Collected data
# # # # # # #

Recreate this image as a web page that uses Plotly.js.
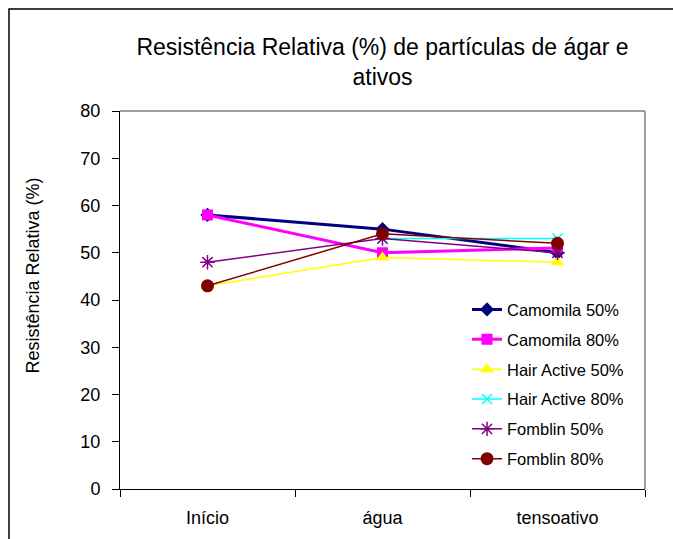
<!DOCTYPE html>
<html>
<head>
<meta charset="utf-8">
<script src="https://cdn.plot.ly/plotly-3.0.1.min.js"></script>
<style>html,body{margin:0;padding:0;background:#fff;}#chart{width:673px;height:539px;}</style>
</head>
<body>
<div id="chart"></div>
<script>
const categories = ["Início", "água", "tensoativo"];
const seriesNames = ["Camomila 50%", "Camomila 80%", "Hair Active 50%", "Hair Active 80%", "Fomblin 50%", "Fomblin 80%"];
const camomila50 = [58, 55, 50];
const camomila80 = [58, 50, 51];
const hairActive50 = [43, 49, 48];
const hairActive80 = [null, 53, 53];
const fomblin50 = [48, 53, 50];
const fomblin80 = [43, 54, 52];
const yTickVals = [0, 10, 20, 30, 40, 50, 60, 70, 80];

const values = [camomila50, camomila80, hairActive50, hairActive80, fomblin50, fomblin80];
const colors = ["#000080", "#FF00FF", "#FFFF00", "#00FFFF", "#800080", "#800000"];
const symbols = ["diamond", "square", "triangle-up", "x-thin-open", "asterisk-open", "circle"];
const lineWidths = [3, 3, 1.5, 1.5, 1.5, 1.5];
const markerSizes = [11, 11, 12, 10, 12, 13];

const traces = values.map((v, i) => ({
  x: categories,
  y: v,
  name: seriesNames[i],
  legendgroup: "g" + i,
  type: "scatter",
  mode: "lines+markers",
  connectgaps: false,
  line: {color: colors[i], width: lineWidths[i]},
  marker: {color: colors[i], symbol: symbols[i], size: markerSizes[i],
           line: {color: colors[i], width: (symbols[i].indexOf("open") >= 0) ? 1.5 : 0}}
}));

const layout = {
  width: 673, height: 539,
  margin: {l: 120, r: 28, t: 111, b: 50},
  paper_bgcolor: "#fff", plot_bgcolor: "#fff",
  font: {family: "Liberation Sans, Arial, sans-serif", color: "#000"},
  title: {
    text: "Resistência Relativa (%) de partículas de ágar e<br>ativos",
    font: {size: 23, color: "#000"},
    x: 0.5, xref: "paper", xanchor: "center",
    y: 1 - 55/539, yref: "container", yanchor: "top"
  },
  xaxis: {
    type: "category", range: [-0.5, 2.5],
    tickson: "boundaries", ticks: "outside", ticklen: 7, tickcolor: "#000",
    showline: true, linecolor: "#000", linewidth: 1,
    showgrid: false, zeroline: false,
    tickfont: {size: 18}, ticklabelstandoff: 12, fixedrange: true
  },
  yaxis: {
    range: [0, 80], tickvals: yTickVals, ticks: "outside", ticklen: 7, tickcolor: "#000",
    showline: true, linecolor: "#000", linewidth: 1,
    showgrid: false, zeroline: false,
    tickfont: {size: 18}, ticklabelstandoff: 8, fixedrange: true
  },
  legend: {
    x: 0.661, xanchor: "left", y: 0.5206, yanchor: "top",
    font: {size: 16.5}, bgcolor: "rgba(0,0,0,0)", tracegroupgap: 5.4
  },
  annotations: [{
    text: "Resistência Relativa (%)", textangle: -90,
    xref: "paper", yref: "paper", x: (32 - 120) / 525, y: (489 - 275.5) / 378,
    xanchor: "center", yanchor: "middle", showarrow: false,
    font: {size: 18, color: "#000"}
  }],
  shapes: [
    {type: "rect", xref: "paper", yref: "paper", x0: (9 - 120) / 525, x1: 1.2, y0: -0.3, y1: 1 + (111 - 9) / 378,
     line: {color: "#000", width: 1.5}, layer: "below"},
    {type: "line", xref: "paper", yref: "paper", x0: 0, x1: 1, y0: 1, y1: 1, line: {color: "#808080", width: 1.5}},
    {type: "line", xref: "paper", yref: "paper", x0: 1, x1: 1, y0: 0, y1: 1, line: {color: "#808080", width: 1.5}}
  ],
  showlegend: true
};

Plotly.newPlot("chart", traces, layout, {displayModeBar: false, staticPlot: true});
</script>
</body>
</html>
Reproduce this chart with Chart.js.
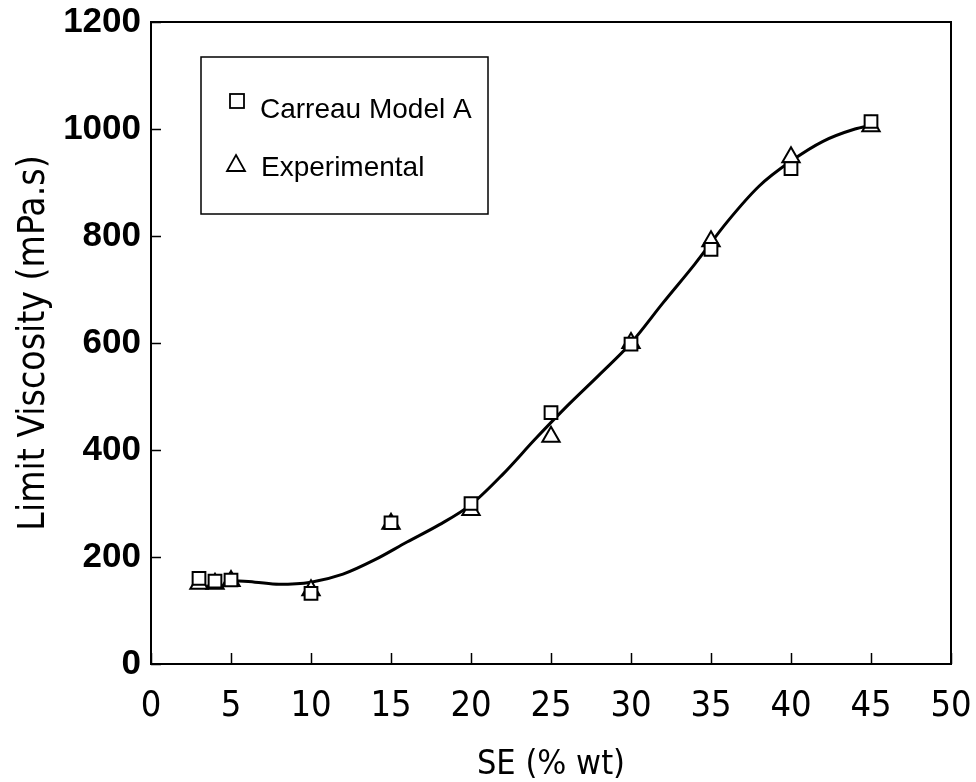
<!DOCTYPE html>
<html>
<head>
<meta charset="utf-8">
<title>Limit viscosity vs SE content</title>
<script src="https://cdn.jsdelivr.net/npm/chart.js@4.4.1/dist/chart.umd.min.js"></script>
<style>
  html, body { margin: 0; padding: 0; background: #fff; }
</style>
</head>
<body>
<canvas id="viscosity-chart" width="976" height="782"></canvas>
<script>
/* Limit viscosity of the SE blends: Carreau model A vs measured values */

// SE content (% wt) for each sample
const seContent = [3, 4, 5, 10, 15, 20, 25, 30, 35, 40, 45];
// limit viscosity (mPa.s)
const carreauA = [160, 155, 157, 132, 264, 300, 470, 598, 775, 926, 1014];
const experimental = [150, 150, 155, 138, 262, 288, 425, 600, 790, 947, 1005];

// smoothed trend line through the data
const trendX = [5, 6.5, 8, 10, 12, 14, 16, 18, 20, 22, 24, 26, 28, 30, 32, 34, 36, 38, 40, 42, 44, 45];
const trendY = [156, 153, 149, 153, 168, 195, 228, 260, 298, 355, 420, 482, 540, 600, 675, 748, 826, 893, 940, 977, 1000, 1007];

const xTicks = [0, 5, 10, 15, 20, 25, 30, 35, 40, 45, 50];
const yTicks = [0, 200, 400, 600, 800, 1000, 1200];

const narrow = "'Liberation Sans Narrow', 'DejaVu Sans Condensed', 'Liberation Sans', sans-serif";
const plain = "'Liberation Sans', Arial, sans-serif";

const toPoints = (xs, ys) => xs.map((x, i) => ({ x, y: ys[i] }));

// box around the plot plus inward tick marks
const framePlugin = {
    id: 'frame',
    beforeDatasetsDraw(chart) {
        const { ctx, chartArea: a, scales } = chart;
        ctx.save();
        ctx.strokeStyle = '#000';
        ctx.lineWidth = 2;
        ctx.strokeRect(a.left, a.top, a.right - a.left, a.bottom - a.top);
        ctx.beginPath();
        scales.x.ticks.forEach(t => {
            const px = Math.round(scales.x.getPixelForValue(t.value)) + 0.5;
            ctx.moveTo(px, a.bottom);
            ctx.lineTo(px, a.bottom - 11);
        });
        scales.y.ticks.forEach(t => {
            const py = Math.round(scales.y.getPixelForValue(t.value)) + 0.5;
            ctx.moveTo(a.left, py);
            ctx.lineTo(a.left + 10, py);
        });
        ctx.lineWidth = 1.5;
        ctx.stroke();
        ctx.restore();
    }
};

// boxed legend sitting inside the plot, upper left
const legendPlugin = {
    id: 'boxLegend',
    afterDraw(chart) {
        const { ctx, chartArea: a } = chart;
        const left = a.left + 50, top = a.top + 35, w = 287, h = 157;
        ctx.save();
        ctx.strokeStyle = '#000';
        ctx.lineWidth = 1.5;
        ctx.strokeRect(left, top, w, h);

        ctx.fillStyle = '#000';
        ctx.font = '28px ' + plain;
        ctx.textBaseline = 'alphabetic';
        ctx.textAlign = 'left';

        // square symbol
        ctx.lineWidth = 1.8;
        ctx.strokeRect(left + 29, top + 37, 14, 14);
        ctx.fillText(chart.data.datasets[0].label, left + 59, top + 61);

        // triangle symbol
        const cx = left + 35, cy = top + 107;
        ctx.beginPath();
        ctx.moveTo(cx, cy - 9);
        ctx.lineTo(cx + 9, cy + 7);
        ctx.lineTo(cx - 9, cy + 7);
        ctx.closePath();
        ctx.stroke();
        ctx.fillText(chart.data.datasets[1].label, left + 60, top + 119);
        ctx.restore();
    }
};

new Chart(document.getElementById('viscosity-chart'), {
    type: 'scatter',
    data: {
        datasets: [
            {
                label: 'Carreau Model A',
                data: toPoints(seContent, carreauA),
                pointStyle: 'rect',
                pointRadius: 9,
                backgroundColor: '#fff',
                borderColor: '#000',
                borderWidth: 2,
                order: 0
            },
            {
                label: 'Experimental',
                data: toPoints(seContent, experimental),
                pointStyle: 'triangle',
                pointRadius: 10,
                backgroundColor: '#fff',
                borderColor: '#000',
                borderWidth: 2,
                order: 1
            },
            {
                label: 'trend',
                data: toPoints(trendX, trendY),
                showLine: true,
                pointRadius: 0,
                borderColor: '#000',
                borderWidth: 3,
                cubicInterpolationMode: 'monotone',
                order: 2
            }
        ]
    },
    options: {
        responsive: false,
        animation: false,
        devicePixelRatio: 1,
        layout: { padding: { top: 22, right: 25, left: 0, bottom: 0 } },
        plugins: {
            legend: { display: false },
            tooltip: { enabled: false }
        },
        scales: {
            x: {
                type: 'linear',
                min: 0,
                max: 50,
                afterBuildTicks: scale => { scale.ticks = xTicks.map(v => ({ value: v })); },
                afterFit: scale => {
                    scale.height = 118;
                    scale.paddingLeft = 0;
                    scale.paddingRight = 0;
                },
                grid: { drawOnChartArea: false, drawTicks: false },
                border: { display: false },
                ticks: {
                    color: '#000',
                    padding: 21,
                    maxRotation: 0,
                    callback: v => String(v),
                    font: { family: narrow, size: 36 }
                },
                title: {
                    display: true,
                    text: 'SE (% wt)',
                    color: '#000',
                    padding: { top: 0, bottom: -4 },
                    font: { family: narrow, size: 34 }
                }
            },
            y: {
                type: 'linear',
                min: 0,
                max: 1200,
                afterBuildTicks: scale => { scale.ticks = yTicks.map(v => ({ value: v })); },
                afterFit: scale => {
                    scale.width = 151;
                    scale.paddingTop = 0;
                    scale.paddingBottom = 0;
                },
                grid: { drawOnChartArea: false, drawTicks: false },
                border: { display: false },
                ticks: {
                    color: '#000',
                    padding: 10,
                    callback: v => String(v),
                    font: { family: plain, size: 35, weight: 'bold' }
                },
                title: {
                    display: true,
                    text: 'Limit Viscosity (mPa.s)',
                    color: '#000',
                    padding: { top: 12, bottom: 0 },
                    font: { family: narrow, size: 37 }
                }
            }
        }
    },
    plugins: [framePlugin, legendPlugin]
});
</script>
</body>
</html>
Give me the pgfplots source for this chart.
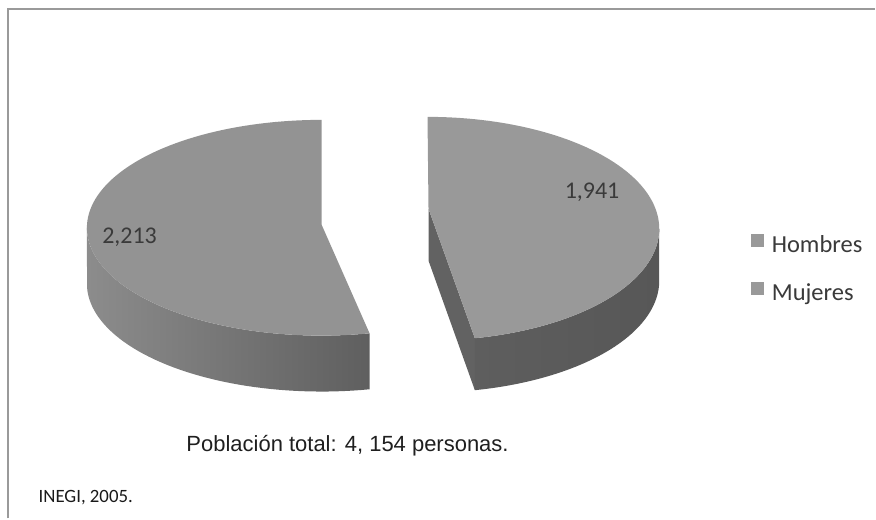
\documentclass[border=0pt]{standalone}
\usepackage{fontspec}
\setmainfont{Carlito}
\newfontfamily\arialfont{Liberation Sans}
\usepackage{pgfplots}
\pgfplotsset{compat=1.18}

\definecolor{topL}{HTML}{939393}
\definecolor{topR}{HTML}{999999}
\definecolor{wallLa}{HTML}{8C8C8C}
\definecolor{wallLb}{HTML}{5F5F5F}
\definecolor{wallRa}{HTML}{5E5E5E}
\definecolor{wallRb}{HTML}{575757}
\definecolor{cutR}{HTML}{626262}
\definecolor{legsq}{HTML}{999999}
\definecolor{frame}{HTML}{9A9A9A}
\definecolor{txt}{HTML}{3A3A3A}

% Poblacion 2005 (INEGI)
\def\hombres{1941}
\def\mujeres{2213}

\begin{document}
\begin{tikzpicture}
\pgfmathsetmacro\total{\hombres+\mujeres}
\pgfmathsetmacro\angH{(\hombres/\total)*360}
\pgfmathsetmacro\angM{(\mujeres/\total)*360}
\pgfmathsetmacro\tR{90-\angH}
\pgfmathsetmacro\tL{90+\angM}
\pgfmathsetmacro\tipx{428+232*cos(\tR)}
\pgfmathsetmacro\tipy{229-112*sin(\tR)}
\pgfmathsetmacro\tipyD{\tipy+52}
\begin{axis}[
    x=1bp, y=1bp,
    xmin=0, xmax=876, ymin=0, ymax=519,
    y dir=reverse,
    hide axis, clip=false,
    legend cell align=left,
    legend image code/.code={\fill[#1, draw=none] (0bp,0bp) rectangle (13bp,13bp);},
    legend style={at={(axis cs:752,234.2)}, anchor=north west,
        draw=none, fill=none, inner sep=0pt, row sep=24.3bp,
        font=\fontsize{24.5bp}{29bp}\selectfont, text=txt,
        nodes={inner sep=0pt, text height=16.5bp, text depth=5bp},
        /tikz/every odd column/.append style={column sep=7.5bp}},
  ]
  % page area and frame
  \path (axis cs:0,0) rectangle (axis cs:876,519);
  \draw[frame, line width=2bp] (axis cs:8,519) -- (axis cs:8,9) -- (axis cs:876,9);

  % Mujeres (left slice): side wall, then top
  \addplot[forget plot, draw=none, left color=wallLa, right color=wallLb,
    variable=\s, samples at={0,0.02,...,0.98,1,2,2.02,...,3}]
    ({322+235*cos(\s<=1.5 ? 180+(\tL-180)*\s : 180+(\tL-180)*(3-\s))},
     {228-108*sin(\s<=1.5 ? 180+(\tL-180)*\s : 180+(\tL-180)*(3-\s)) + (\s<=1.5 ? 0 : 56)});
  \addplot[forget plot, draw=none, fill=topL,
    variable=\s, samples at={0,0.01,...,0.99,1,2}]
    ({\s<=1.5 ? 322+235*cos(90+\angM*\s) : 322},
     {\s<=1.5 ? 228-108*sin(90+\angM*\s) : 225});

  % Hombres (right slice): cut face, side wall, top
  \addplot[forget plot, draw=none, fill=cutR]
    coordinates {(429,209) (\tipx,\tipy) (\tipx,\tipyD) (429,261)};
  \addplot[forget plot, draw=none, left color=wallRa, right color=wallRb,
    variable=\s, samples at={0,0.02,...,0.98,1,2,2.02,...,3}]
    ({428+232*cos(\s<=1.5 ? \tR*\s : \tR*(3-\s))},
     {229-112*sin(\s<=1.5 ? \tR*\s : \tR*(3-\s)) + (\s<=1.5 ? 0 : 52)});
  \addplot[forget plot, draw=none, fill=topR,
    variable=\s, samples at={0,0.01,...,0.99,1,2}]
    ({\s<=1.5 ? 428+232*cos(90-\angH*\s) : 429},
     {\s<=1.5 ? 229-112*sin(90-\angH*\s) : 209});

  % value labels
  \node[anchor=base west, inner sep=0pt, text=txt, font=\fontsize{24bp}{28bp}\selectfont]
    at (axis cs:102.2,244) {\pgfmathprintnumber[assume math mode=true, 1000 sep={,}]{\mujeres}};
  \node[anchor=base west, inner sep=0pt, text=txt, font=\fontsize{24bp}{28bp}\selectfont]
    at (axis cs:565.2,198.3) {\pgfmathprintnumber[assume math mode=true, 1000 sep={,}]{\hombres}};

  \node[anchor=base west, inner sep=0pt, text=black!88, font=\arialfont\fontsize{22bp}{26bp}\selectfont]
    at (axis cs:186.5,451.7) {Población total: 4, 154 personas.};
  \node[anchor=base west, inner sep=0pt, text=black!90, font=\fontsize{18.8bp}{22bp}\selectfont]
    at (axis cs:38.5,502.7) {INEGI, 2005.};

  \addlegendimage{fill=legsq}
  \addlegendentry{Hombres}
  \addlegendimage{fill=legsq}
  \addlegendentry{Mujeres}
\end{axis}
\end{tikzpicture}
\end{document}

# # # # # # #

* **EXERCISE REQUIREMENTS**: Give back, unchanged, each line from the one containing "Reproduce this chart with Chart.js." through the one containing "const yTicks = [0, 200, 400, 600, 800, 1000, 1200];". Pictures are to be left out.

* **THE COMPLETED TASK**:
Reproduce this chart with Chart.js.
<!DOCTYPE html>
<html>
<head>
<meta charset="utf-8">
<title>Limit viscosity vs SE content</title>
<script src="https://cdn.jsdelivr.net/npm/chart.js@4.4.1/dist/chart.umd.min.js"></script>
<style>
  html, body { margin: 0; padding: 0; background: #fff; }
</style>
</head>
<body>
<canvas id="viscosity-chart" width="976" height="782"></canvas>
<script>
/* Limit viscosity of the SE blends: Carreau model A vs measured values */

// SE content (% wt) for each sample
const seContent = [3, 4, 5, 10, 15, 20, 25, 30, 35, 40, 45];
// limit viscosity (mPa.s)
const carreauA = [160, 155, 157, 132, 264, 300, 470, 598, 775, 926, 1014];
const experimental = [150, 150, 155, 138, 262, 288, 425, 600, 790, 947, 1005];

// smoothed trend line through the data
const trendX = [5, 6.5, 8, 10, 12, 14, 16, 18, 20, 22, 24, 26, 28, 30, 32, 34, 36, 38, 40, 42, 44, 45];
const trendY = [156, 153, 149, 153, 168, 195, 228, 260, 298, 355, 420, 482, 540, 600, 675, 748, 826, 893, 940, 977, 1000, 1007];

const xTicks = [0, 5, 10, 15, 20, 25, 30, 35, 40, 45, 50];
const yTicks = [0, 200, 400, 600, 800, 1000, 1200];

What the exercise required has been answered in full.